RECORDS PROVIDED:
▬▬▬▬▬▬▬▬▬▬
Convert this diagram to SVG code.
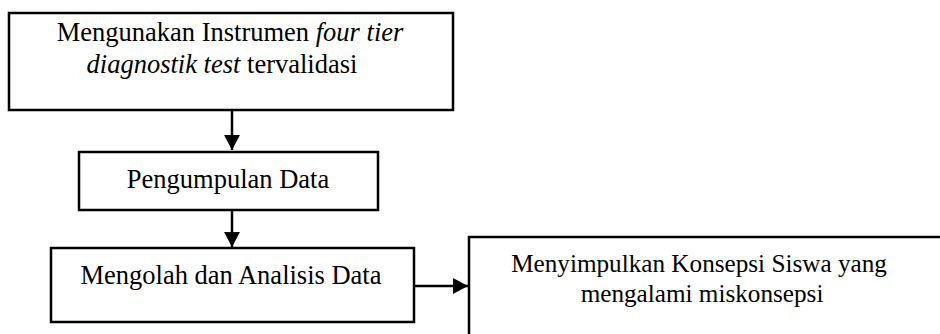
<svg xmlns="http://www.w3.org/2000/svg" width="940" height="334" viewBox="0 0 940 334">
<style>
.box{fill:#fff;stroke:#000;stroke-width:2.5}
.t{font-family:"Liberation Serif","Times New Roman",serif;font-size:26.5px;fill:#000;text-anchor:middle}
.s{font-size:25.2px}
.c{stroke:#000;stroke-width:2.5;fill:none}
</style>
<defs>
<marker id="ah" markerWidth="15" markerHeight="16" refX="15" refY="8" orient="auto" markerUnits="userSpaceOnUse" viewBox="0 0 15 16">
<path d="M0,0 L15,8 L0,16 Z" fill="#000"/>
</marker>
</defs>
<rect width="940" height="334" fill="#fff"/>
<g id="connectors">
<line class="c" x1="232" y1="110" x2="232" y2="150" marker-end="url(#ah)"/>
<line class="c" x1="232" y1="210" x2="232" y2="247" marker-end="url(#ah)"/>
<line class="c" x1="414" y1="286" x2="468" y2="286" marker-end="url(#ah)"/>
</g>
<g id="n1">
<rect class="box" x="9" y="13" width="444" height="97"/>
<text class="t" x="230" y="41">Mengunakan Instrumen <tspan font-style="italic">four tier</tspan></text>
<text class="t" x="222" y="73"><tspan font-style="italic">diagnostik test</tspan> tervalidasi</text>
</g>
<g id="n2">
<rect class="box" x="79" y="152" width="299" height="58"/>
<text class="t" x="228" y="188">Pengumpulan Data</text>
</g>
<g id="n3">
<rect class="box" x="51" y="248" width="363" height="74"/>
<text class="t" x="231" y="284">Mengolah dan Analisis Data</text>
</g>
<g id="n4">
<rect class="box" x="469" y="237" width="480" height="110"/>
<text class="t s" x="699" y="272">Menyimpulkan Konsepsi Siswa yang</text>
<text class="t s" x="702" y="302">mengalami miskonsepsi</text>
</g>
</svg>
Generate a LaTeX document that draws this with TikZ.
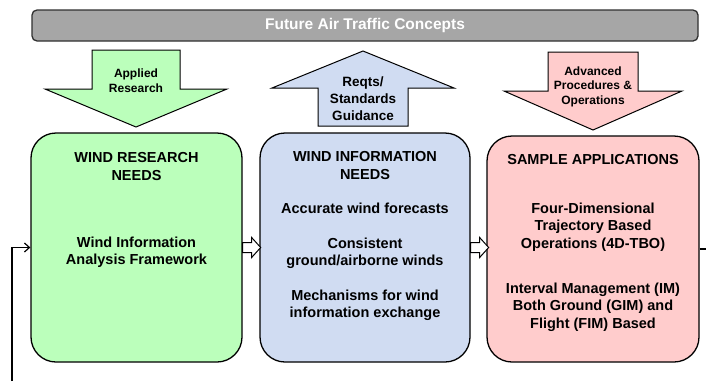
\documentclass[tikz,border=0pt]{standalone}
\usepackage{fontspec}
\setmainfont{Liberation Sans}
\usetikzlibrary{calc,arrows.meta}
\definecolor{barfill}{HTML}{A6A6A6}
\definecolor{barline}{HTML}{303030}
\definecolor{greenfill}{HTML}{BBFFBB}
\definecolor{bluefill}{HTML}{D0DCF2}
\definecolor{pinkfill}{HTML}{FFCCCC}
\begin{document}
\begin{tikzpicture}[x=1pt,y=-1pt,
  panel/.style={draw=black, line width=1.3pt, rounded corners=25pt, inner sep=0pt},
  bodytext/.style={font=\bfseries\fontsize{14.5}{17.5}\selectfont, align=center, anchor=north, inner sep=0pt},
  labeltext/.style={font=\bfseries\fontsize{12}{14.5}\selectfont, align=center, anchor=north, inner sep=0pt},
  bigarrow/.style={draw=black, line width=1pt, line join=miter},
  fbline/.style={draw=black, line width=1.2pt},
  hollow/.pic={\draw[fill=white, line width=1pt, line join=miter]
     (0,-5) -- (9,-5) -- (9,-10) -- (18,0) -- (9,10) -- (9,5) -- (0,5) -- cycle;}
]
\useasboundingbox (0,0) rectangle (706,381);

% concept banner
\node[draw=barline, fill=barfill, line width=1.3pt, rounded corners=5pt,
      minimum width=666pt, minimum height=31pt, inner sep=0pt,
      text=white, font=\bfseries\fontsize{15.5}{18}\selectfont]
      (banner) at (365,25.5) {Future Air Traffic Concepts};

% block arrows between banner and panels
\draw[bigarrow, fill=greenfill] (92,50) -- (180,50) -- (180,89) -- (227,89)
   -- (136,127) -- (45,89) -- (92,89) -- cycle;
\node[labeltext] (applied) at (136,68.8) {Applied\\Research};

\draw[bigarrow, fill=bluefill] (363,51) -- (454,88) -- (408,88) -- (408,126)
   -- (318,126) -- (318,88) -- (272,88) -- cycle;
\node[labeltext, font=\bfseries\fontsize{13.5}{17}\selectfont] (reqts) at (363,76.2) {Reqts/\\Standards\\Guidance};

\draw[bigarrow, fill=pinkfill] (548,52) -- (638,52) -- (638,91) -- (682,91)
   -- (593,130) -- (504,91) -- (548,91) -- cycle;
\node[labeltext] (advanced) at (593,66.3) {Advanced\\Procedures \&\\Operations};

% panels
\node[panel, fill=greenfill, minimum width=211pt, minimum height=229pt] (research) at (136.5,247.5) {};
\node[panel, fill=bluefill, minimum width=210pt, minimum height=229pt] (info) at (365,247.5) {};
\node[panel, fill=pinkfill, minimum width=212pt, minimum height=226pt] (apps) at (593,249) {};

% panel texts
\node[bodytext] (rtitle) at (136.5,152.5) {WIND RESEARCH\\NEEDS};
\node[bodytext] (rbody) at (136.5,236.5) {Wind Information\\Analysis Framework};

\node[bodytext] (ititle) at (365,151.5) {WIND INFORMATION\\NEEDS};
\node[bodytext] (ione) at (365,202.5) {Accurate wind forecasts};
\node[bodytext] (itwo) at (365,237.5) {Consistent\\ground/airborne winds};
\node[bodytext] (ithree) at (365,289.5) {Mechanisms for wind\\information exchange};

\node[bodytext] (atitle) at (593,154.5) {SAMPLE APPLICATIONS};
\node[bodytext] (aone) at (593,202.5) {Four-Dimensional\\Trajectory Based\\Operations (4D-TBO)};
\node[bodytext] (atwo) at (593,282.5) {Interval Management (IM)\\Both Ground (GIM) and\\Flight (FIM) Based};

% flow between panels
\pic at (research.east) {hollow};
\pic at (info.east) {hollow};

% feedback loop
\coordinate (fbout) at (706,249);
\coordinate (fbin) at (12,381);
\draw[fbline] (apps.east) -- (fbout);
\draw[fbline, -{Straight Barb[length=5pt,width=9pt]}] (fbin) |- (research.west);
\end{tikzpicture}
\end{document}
▬▬▬▬▬▬▬▬▬▬
WRITTEN TASK: Strip the images and reproduce the remaining records precisely.

RESPONSE TO THIS TASK:
Convert this diagram to SVG code.
<svg xmlns="http://www.w3.org/2000/svg" width="940" height="334" viewBox="0 0 940 334">
<style>
.box{fill:#fff;stroke:#000;stroke-width:2.5}
.t{font-family:"Liberation Serif","Times New Roman",serif;font-size:26.5px;fill:#000;text-anchor:middle}
.s{font-size:25.2px}
.c{stroke:#000;stroke-width:2.5;fill:none}
</style>
<defs>
<marker id="ah" markerWidth="15" markerHeight="16" refX="15" refY="8" orient="auto" markerUnits="userSpaceOnUse" viewBox="0 0 15 16">
<path d="M0,0 L15,8 L0,16 Z" fill="#000"/>
</marker>
</defs>
<rect width="940" height="334" fill="#fff"/>
<g id="connectors">
<line class="c" x1="232" y1="110" x2="232" y2="150" marker-end="url(#ah)"/>
<line class="c" x1="232" y1="210" x2="232" y2="247" marker-end="url(#ah)"/>
<line class="c" x1="414" y1="286" x2="468" y2="286" marker-end="url(#ah)"/>
</g>
<g id="n1">
<rect class="box" x="9" y="13" width="444" height="97"/>
<text class="t" x="230" y="41">Mengunakan Instrumen <tspan font-style="italic">four tier</tspan></text>
<text class="t" x="222" y="73"><tspan font-style="italic">diagnostik test</tspan> tervalidasi</text>
</g>
<g id="n2">
<rect class="box" x="79" y="152" width="299" height="58"/>
<text class="t" x="228" y="188">Pengumpulan Data</text>
</g>
<g id="n3">
<rect class="box" x="51" y="248" width="363" height="74"/>
<text class="t" x="231" y="284">Mengolah dan Analisis Data</text>
</g>
<g id="n4">
<rect class="box" x="469" y="237" width="480" height="110"/>
<text class="t s" x="699" y="272">Menyimpulkan Konsepsi Siswa yang</text>
<text class="t s" x="702" y="302">mengalami miskonsepsi</text>
</g>
</svg>
Generate a LaTeX document that draws this with TikZ.
\documentclass[tikz,border=0pt]{standalone}
\usepackage{fontspec}
\setmainfont{Liberation Sans}
\usetikzlibrary{calc,arrows.meta}
\definecolor{barfill}{HTML}{A6A6A6}
\definecolor{barline}{HTML}{303030}
\definecolor{greenfill}{HTML}{BBFFBB}
\definecolor{bluefill}{HTML}{D0DCF2}
\definecolor{pinkfill}{HTML}{FFCCCC}
\begin{document}
\begin{tikzpicture}[x=1pt,y=-1pt,
  panel/.style={draw=black, line width=1.3pt, rounded corners=25pt, inner sep=0pt},
  bodytext/.style={font=\bfseries\fontsize{14.5}{17.5}\selectfont, align=center, anchor=north, inner sep=0pt},
  labeltext/.style={font=\bfseries\fontsize{12}{14.5}\selectfont, align=center, anchor=north, inner sep=0pt},
  bigarrow/.style={draw=black, line width=1pt, line join=miter},
  fbline/.style={draw=black, line width=1.2pt},
  hollow/.pic={\draw[fill=white, line width=1pt, line join=miter]
     (0,-5) -- (9,-5) -- (9,-10) -- (18,0) -- (9,10) -- (9,5) -- (0,5) -- cycle;}
]
\useasboundingbox (0,0) rectangle (706,381);

% concept banner
\node[draw=barline, fill=barfill, line width=1.3pt, rounded corners=5pt,
      minimum width=666pt, minimum height=31pt, inner sep=0pt,
      text=white, font=\bfseries\fontsize{15.5}{18}\selectfont]
      (banner) at (365,25.5) {Future Air Traffic Concepts};

% block arrows between banner and panels
\draw[bigarrow, fill=greenfill] (92,50) -- (180,50) -- (180,89) -- (227,89)
   -- (136,127) -- (45,89) -- (92,89) -- cycle;
\node[labeltext] (applied) at (136,68.8) {Applied\\Research};

\draw[bigarrow, fill=bluefill] (363,51) -- (454,88) -- (408,88) -- (408,126)
   -- (318,126) -- (318,88) -- (272,88) -- cycle;
\node[labeltext, font=\bfseries\fontsize{13.5}{17}\selectfont] (reqts) at (363,76.2) {Reqts/\\Standards\\Guidance};

\draw[bigarrow, fill=pinkfill] (548,52) -- (638,52) -- (638,91) -- (682,91)
   -- (593,130) -- (504,91) -- (548,91) -- cycle;
\node[labeltext] (advanced) at (593,66.3) {Advanced\\Procedures \&\\Operations};

% panels
\node[panel, fill=greenfill, minimum width=211pt, minimum height=229pt] (research) at (136.5,247.5) {};
\node[panel, fill=bluefill, minimum width=210pt, minimum height=229pt] (info) at (365,247.5) {};
\node[panel, fill=pinkfill, minimum width=212pt, minimum height=226pt] (apps) at (593,249) {};

% panel texts
\node[bodytext] (rtitle) at (136.5,152.5) {WIND RESEARCH\\NEEDS};
\node[bodytext] (rbody) at (136.5,236.5) {Wind Information\\Analysis Framework};

\node[bodytext] (ititle) at (365,151.5) {WIND INFORMATION\\NEEDS};
\node[bodytext] (ione) at (365,202.5) {Accurate wind forecasts};
\node[bodytext] (itwo) at (365,237.5) {Consistent\\ground/airborne winds};
\node[bodytext] (ithree) at (365,289.5) {Mechanisms for wind\\information exchange};

\node[bodytext] (atitle) at (593,154.5) {SAMPLE APPLICATIONS};
\node[bodytext] (aone) at (593,202.5) {Four-Dimensional\\Trajectory Based\\Operations (4D-TBO)};
\node[bodytext] (atwo) at (593,282.5) {Interval Management (IM)\\Both Ground (GIM) and\\Flight (FIM) Based};

% flow between panels
\pic at (research.east) {hollow};
\pic at (info.east) {hollow};

% feedback loop
\coordinate (fbout) at (706,249);
\coordinate (fbin) at (12,381);
\draw[fbline] (apps.east) -- (fbout);
\draw[fbline, -{Straight Barb[length=5pt,width=9pt]}] (fbin) |- (research.west);
\end{tikzpicture}
\end{document}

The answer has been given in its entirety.